Abgeltungssteuer: Kein Abzug der tatsächlichen Werbungskosten bei Günstigerprüfung: Der BFH hat entschieden, dass § 20 Abs 9 EStG auch bei der “Günstigerprüfung” nach § 32d Abs 6 Satz 1 EStG Anwendung findet und daher ein Abzug der tatsächlich entstandenen Werbungskosten nicht in Betracht kommt.
Der Kläger war testamentarischer Alleinerbe der im September 2010 verstorbenen A. Im Streitjahr 2009 lebte die über 90 Jahre alte A in einem Pflegeheim und hatte neben Renteneinkünften aufgrund einer atypischen Zusammenballung Einnahmen aus Kapitalvermögen in Höhe von 30.238 Euro. Aufgrund eines Treuhandvertrages mit dem Kläger, der ihr Vermögen verwaltete und sie betreute, hatte die A an den Kläger im Jahr 2009 eine Vergütung von ca. 10.650 Euro gezahlt, die – abzüglich eines vom Finanzamt als außergewöhnliche Belastung berücksichtigten Teilbetrages von 3.549 Euro – als Werbungskosten bei Ermittlung der Kapitaleinkünfte geltend gemacht wurde. Da der Steuersatz der A deutlich unter dem Abgeltungsteuersatz von 25% lag, berief sich der Kläger auf die sog. Günstigerprüfung nach § 32d Abs. 6 EStG und begehrte – gegen den Wortlaut des § 20 Abs. 9 EStG – den vollen Werbungskostenabzug.
Das FG Stuttgart hat seiner Klage stattgegeben.
Der BFH hat indes die Rechtsauffassung des Finanzamts bestätigt und das Urteil der Vorinstanz aufgehoben. Zwar kommt nach Auffassung des BFH bei der sog. Günstigerprüfung nach § 32d Abs. 6 EStG nicht der für die Besteuerung der Einkünfte aus Kapitalvermögen grundsätzlich anzuwendende Abgeltungsteuersatz von 25% zur Anwendung, sondern der (niedrigere) progressive Regelsteuersatz. Die Ermittlung der Kapitaleinkünfte sei indes auch bei der Günstigerprüfung nach § 20 EStG vorzunehmen¸ damit finde auch im Falle der Günstigerprüfung das Verbot des Abzugs der tatsächlich entstandenen Werbungskosten (§ 20 Abs. 9 Satz 1 2. Halbsatz EStG) Anwendung. Der Abzug bleibe im Urteilsfall damit auf den sog. Sparer-Pauschbetrag von 801 Euro beschränkt.

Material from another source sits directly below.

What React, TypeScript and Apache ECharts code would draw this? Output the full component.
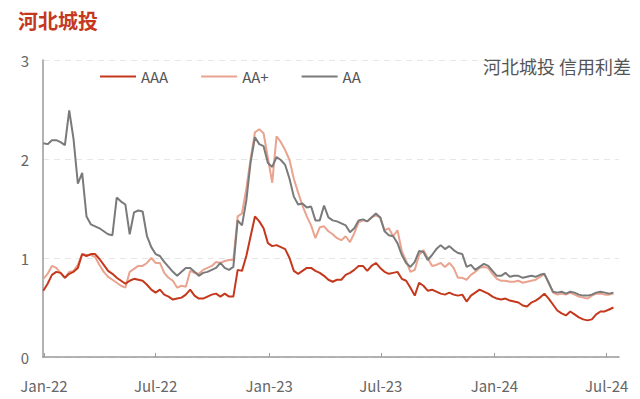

Sowohl § 32d Abs. 6 EStG als auch das Werbungskostenabzugsverbot gemäß § 20 Abs. 9 EStG hielten verfassungsrechtlichen Anforderungen stand (vgl. dazu BFH, Urt. v. 01.07.2014 – VIII R 53/12). Die Günstigerprüfung nach § 32d Abs. 6 EStG sei vornehmlich als Billigkeitsmaßnahme zu verstehen, mit der Steuerpflichtige, deren Steuersatz noch niedriger liegt als 25%, eine weitere Begünstigung erfahren. Diese solle aber nicht dazu führen, dass die derart Begünstigten vollumfänglich aus dem System der Abgeltungsteuer ausscheiden. Ob es sich hier um einen atypischen Extremfall handelt, für den eine Billigkeitsmaßnahme gemäß § 163 AO in Betracht zu ziehen ist, hatte der BFH nicht zu entscheiden. Er weist jedoch darauf hin, dass es keinen Anspruch auf “Meistbegünstigung” selbst gewählter Gestaltungen gibt.
Entsprechend hat der BFH auch in einem ähnlich gelagerten Fall (Urt. v. 02.12.2014 – VIII R 34/13) entschieden.